Aim
Nothing beyond the line containing "const yTickValues = [-1.0, -0.8, -0.6, -0.4]" is to be printed; print exactly each line from the start of the records below through that line, leaving out pictures.

*** Data extract

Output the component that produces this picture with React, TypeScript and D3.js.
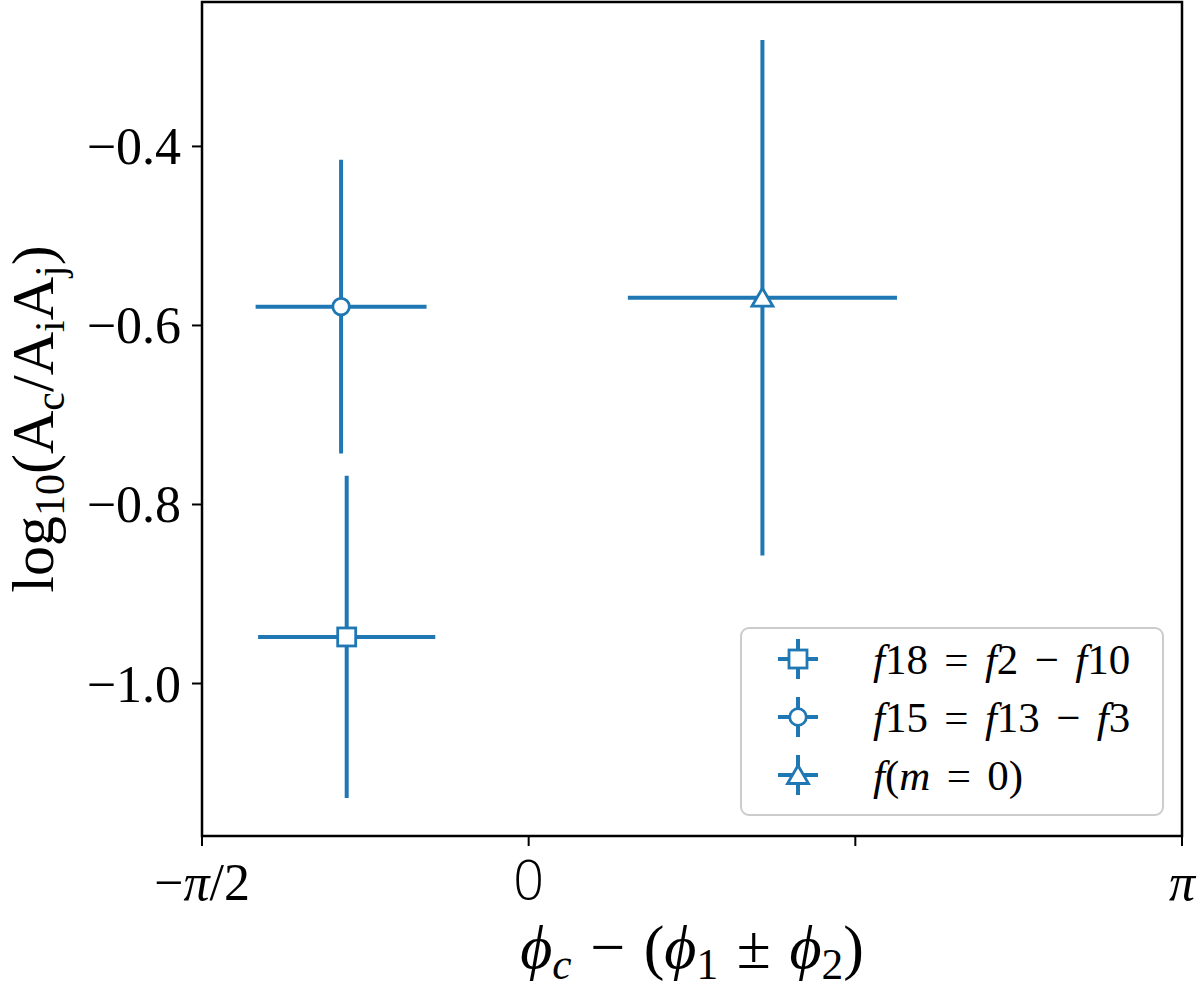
import React from 'react'
import * as d3 from 'd3'

// values
const seriesLabels = ['f18 = f2 − f10', 'f15 = f13 − f3', 'f(m = 0)']
const seriesMarkers = ['square', 'circle', 'triangle']
const phaseValues = [-0.875, -0.902, 1.124]
const phaseErrors = [0.426, 0.411, 0.647]
const ratioValues = [-0.948, -0.579, -0.569]
const ratioErrors = [0.18, 0.164, 0.288]

const xTickValues = [-Math.PI / 2, 0, Math.PI / 2, Math.PI]
const xTickLabels = ['−π/2', '0', '', 'π']
const yTickValues = [-1.0, -0.8, -0.6, -0.4]

const xLabel = 'ϕ_c − (ϕ_1 ± ϕ_2)'
const yLabel = 'log_{10}(A_c/A_iA_j)'

const BLUE = '#1f77b4'
const SERIF = '"Liberation Serif", "DejaVu Serif", serif'

const width = 1200
const height = 991
const margin = { top: 2, right: 18, bottom: 155, left: 202 }

type Seg = { text: string; italic: boolean; sub: boolean; dx: number }

// tiny mathtext: "_x" or "_{xy}" is a subscript, spaces become gaps
function parseMath(src: string, roman: boolean, gap: number): Seg[] {
  const segs: Seg[] = []
  let dx = 0
  const push = (c: string, sub: boolean) => {
    const italic = !roman && /[A-Za-zϕπ]/.test(c)
    const last = segs[segs.length - 1]
    if (last && dx === 0 && last.italic === italic && last.sub === sub) last.text += c
    else segs.push({ text: c, italic, sub, dx })
    dx = 0
  }
  for (let i = 0; i < src.length; i++) {
    const c = src[i]
    if (c === ' ') {
      dx += gap
    } else if (c === '_') {
      if (src[i + 1] === '{') {
        const end = src.indexOf('}', i)
        for (const s of src.slice(i + 2, end)) push(s, true)
        i = end
      } else {
        push(src[i + 1], true)
        i++
      }
    } else push(c, false)
  }
  return segs
}

interface MathTextProps extends React.SVGProps<SVGTextElement> {
  src: string
  fs: number
  roman?: boolean
  gap?: number
}

const MathText: React.FC<MathTextProps> = ({ src, fs, roman = false, gap = 0.3, ...rest }) => {
  const segs = parseMath(src, roman, gap)
  let shift = 0
  return (
    <text {...rest} fontSize={fs} fontFamily={SERIF}>
      {segs.map((s, i) => {
        const target = s.sub ? fs * 0.18 : 0
        const dy = target - shift
        shift = target
        return (
          <tspan
            key={i}
            dx={s.dx ? s.dx * fs : undefined}
            dy={dy ? dy : undefined}
            fontSize={s.sub ? fs * 0.7 : fs}
            fontStyle={s.italic ? 'italic' : 'normal'}
          >
            {s.text}
          </tspan>
        )
      })}
    </text>
  )
}

const Marker: React.FC<{ shape: string; x: number; y: number }> = ({ shape, x, y }) => {
  const common = { fill: 'white', stroke: BLUE, strokeWidth: 2.8 }
  if (shape === 'square') return <rect x={x - 9} y={y - 9} width={18} height={18} {...common} />
  if (shape === 'circle') return <circle cx={x} cy={y} r={8.3} {...common} />
  const tri = d3.path()
  tri.moveTo(x, y - 9.5)
  tri.lineTo(x + 10.5, y + 8.5)
  tri.lineTo(x - 10.5, y + 8.5)
  tri.closePath()
  return <path d={tri.toString()} {...common} strokeLinejoin="miter" />
}

const ErrorCross: React.FC<{ shape: string; x: number; y: number; x0: number; x1: number; y0: number; y1: number }> = ({
  shape,
  x,
  y,
  x0,
  x1,
  y0,
  y1,
}) => (
  <g>
    <line x1={x0} x2={x1} y1={y} y2={y} stroke={BLUE} strokeWidth={4} />
    <line x1={x} x2={x} y1={y0} y2={y1} stroke={BLUE} strokeWidth={4} />
    <Marker shape={shape} x={x} y={y} />
  </g>
)

export default function App() {
  const innerWidth = width - margin.left - margin.right
  const innerHeight = height - margin.top - margin.bottom

  const lo = d3.min(ratioValues, (v, i) => v - ratioErrors[i]) as number
  const hi = d3.max(ratioValues, (v, i) => v + ratioErrors[i]) as number
  const pad = (hi - lo) * 0.05

  const xScale = d3.scaleLinear().domain([-Math.PI / 2, Math.PI]).range([0, innerWidth])
  const yScale = d3.scaleLinear().domain([lo - pad, hi + pad]).range([innerHeight, 0])

  // legend box
  const lg = { x: 741 - margin.left, y: 628 - margin.top, w: 422, h: 187 }
  const rowY = (i: number) => lg.y + 31 + i * 58

  return (
    <svg width={width} height={height} style={{ position: 'absolute', left: 0, top: 0, background: 'white' }}>
      <g transform={`translate(${margin.left},${margin.top})`}>
        {phaseValues.map((v, i) => (
          <ErrorCross
            key={i}
            shape={seriesMarkers[i]}
            x={xScale(v)}
            y={yScale(ratioValues[i])}
            x0={xScale(v - phaseErrors[i])}
            x1={xScale(v + phaseErrors[i])}
            y0={yScale(ratioValues[i] + ratioErrors[i])}
            y1={yScale(ratioValues[i] - ratioErrors[i])}
          />
        ))}

        {/* legend */}
        <rect x={lg.x} y={lg.y} width={lg.w} height={lg.h} rx={8} fill="white" fillOpacity={0.8} stroke="#cccccc" strokeWidth={2} />
        {seriesLabels.map((label, i) => {
          const cx = lg.x + 57
          const cy = rowY(i)
          return (
            <g key={label}>
              <ErrorCross shape={seriesMarkers[i]} x={cx} y={cy} x0={cx - 20} x1={cx + 20} y0={cy - 20} y1={cy + 20} />
              <MathText src={label} fs={43} gap={0.38} x={lg.x + 132} y={cy + 15} />
            </g>
          )
        })}

        {/* spines */}
        <rect x={0} y={0} width={innerWidth} height={innerHeight} fill="none" stroke="black" strokeWidth={2.5} />

        {/* x axis */}
        {xTickValues.map((t, i) => (
          <g key={i} transform={`translate(${xScale(t)},${innerHeight})`}>
            <line y1={0} y2={10} stroke="black" strokeWidth={2} />
            {xTickLabels[i] === '0' ? (
              <text y={63} textAnchor="middle" fontSize={54} fontFamily='"DejaVu Sans", sans-serif' fontWeight={300}>
                0
              </text>
            ) : (
              <MathText src={xTickLabels[i]} fs={52} gap={0} y={64} textAnchor="middle" />
            )}
          </g>
        ))}
        <MathText src={xLabel} fs={62} gap={0.3} x={innerWidth / 2} y={968 - margin.top} textAnchor="middle" />

        {/* y axis */}
        {yTickValues.map((t) => (
          <g key={t} transform={`translate(0,${yScale(t)})`}>
            <line x1={-10} x2={0} stroke="black" strokeWidth={2} />
            <text x={-21} y={18} textAnchor="end" fontSize={52} fontFamily={SERIF}>
              {d3.format('.1f')(t).replace('-', '−')}
            </text>
          </g>
        ))}
        <MathText
          src={yLabel}
          fs={60}
          roman
          gap={0}
          textAnchor="middle"
          transform={`translate(${53 - margin.left},${innerHeight / 2}) rotate(-90)`}
        />
      </g>
    </svg>
  )
}
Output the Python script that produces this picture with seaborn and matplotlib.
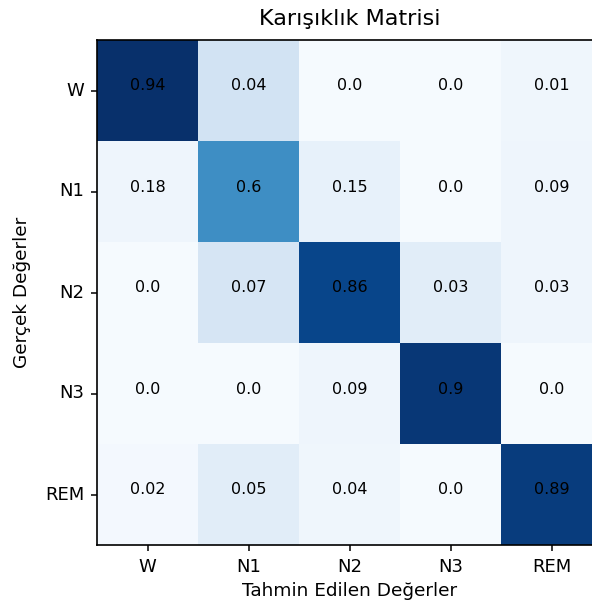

******

Finished exercise
Output the component that produces this picture with React, TypeScript and D3.js.
import React from 'react'
import * as d3 from 'd3'

// values
const seriesLabels = ['f18 = f2 − f10', 'f15 = f13 − f3', 'f(m = 0)']
const seriesMarkers = ['square', 'circle', 'triangle']
const phaseValues = [-0.875, -0.902, 1.124]
const phaseErrors = [0.426, 0.411, 0.647]
const ratioValues = [-0.948, -0.579, -0.569]
const ratioErrors = [0.18, 0.164, 0.288]

const xTickValues = [-Math.PI / 2, 0, Math.PI / 2, Math.PI]
const xTickLabels = ['−π/2', '0', '', 'π']
const yTickValues = [-1.0, -0.8, -0.6, -0.4]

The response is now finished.